Em 2007, escrevi um ensaio no então “Semanário Angolense” sobre as lições que o Kilamba poderia tirar em Kabwata Estates, uma centralidade na capital zambiana que nos anos 1970 era visto como um exemplo admirável no sector habitacional. Havia prédios em Kabwata Estates que saiam muito bem na fotografia. Com os anos, e um desleixo prolongado, ninguém quer viver em Kabwata Estates. Mesmo membros da classe média e baixa da Zâmbia preferem viver em localidades com muito espaço e em casas capazes de conter grandes famílias, com anexos, e possibilidade de jardins. Esta foi a filosofia que norteou a Diamang nas Lundas. Na aldeia Camela Amões, onde hábito há um ano, esta também é a mesma filosofia — uma arquitectura angolana que combina com os valores locais. As casas da Aldeia Camela Amões são para as pessoas e não o contrário.

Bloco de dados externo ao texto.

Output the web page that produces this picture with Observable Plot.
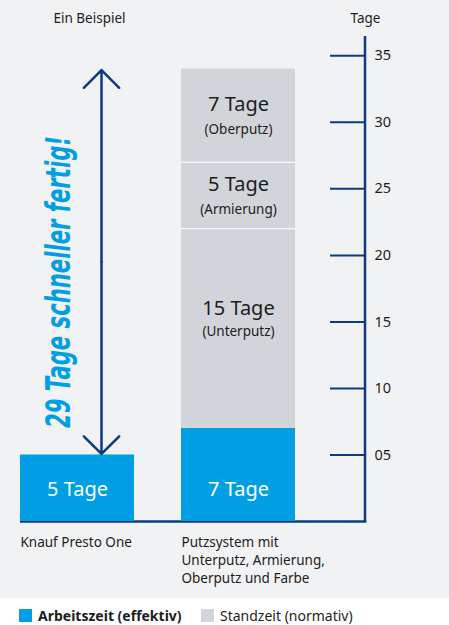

De longe, a centralidade do Dundo é impressionante — um horizonte multicolorido que sugere um estabelecimento altamente urbanizado e sofisticado. Quando alguém sai da viatura a realidade é outra. O cheiro do lixo, que não é recolhido, é quase insuportável. Vi várias pessoas a tentar queimar o lixo perto dos edifícios. As ravinas estão, também, a ameaçar os edifícios. Tudo está mais do que claro que a centralidade do Dundo terá o mesmo fim que Kabwata Estates. Já há janelas e portas partidas e que não são reparadas, etc. Há, até, pessoas a vender coisas de uma forma desordeira debaixo dos prédios. Será que existe uma estrutura adequada para sustentar a centralidade do Dundo? As autoridades a supervisionar esta centralidade vão mesmo ter que aprender das outras experiências.
Quando se fala do lixo na centralidade do Dundo, a resposta imediata é que o povo nos apartamentos veio directamente das aldeias. Estas afirmações são sempre feitas num tom que evidencia um profundo snobismo. As pessoas que estão a entrar nas casas que deixam Ocidentais boquiabertos na Aldeia Camela Amões também vieram directamente de aldeias. Muitas dessas pessoas são meus parentes muito próximos. Outro dia, parei numa casa social na Aldeia Camela Amões para tirar uma foto de uma casa com uma horta cheia de plantas ao lado. Uma velha gritou o meu nome do umbigo “onduko yopo opa”, já que tenho o nome do irmão do meu pai, Sakanjo. Entrei na casa da velha prima do meu pai e fiquei impressionado com a ordem e limpeza lá dentro.
É que nisto tudo, o empresário Segunda Amões tinha um programa que preparava as pessoas para adaptarem-se de uma forma salutar à vida nas novas casas. Na Aldeia Camela Amões, há fiscais que garantem que o nível de vida se mantenha alto. Disseram-me que no tempo da Diamang no Dundo havia também fiscais. O caos que vi na centralidade do Dundo, como em várias localidades, poderá certamente ser resolvido não olhando para o passado, para o tempo do colono que findou há mais de quatro de décadas, mas olhando para o que está a ser feito no Planalto Central, na Aldeia Camela Amões. Lá, como já disse, está a surgir uma arquitectura angolana que, em muitos casos, é também bastante arrojada.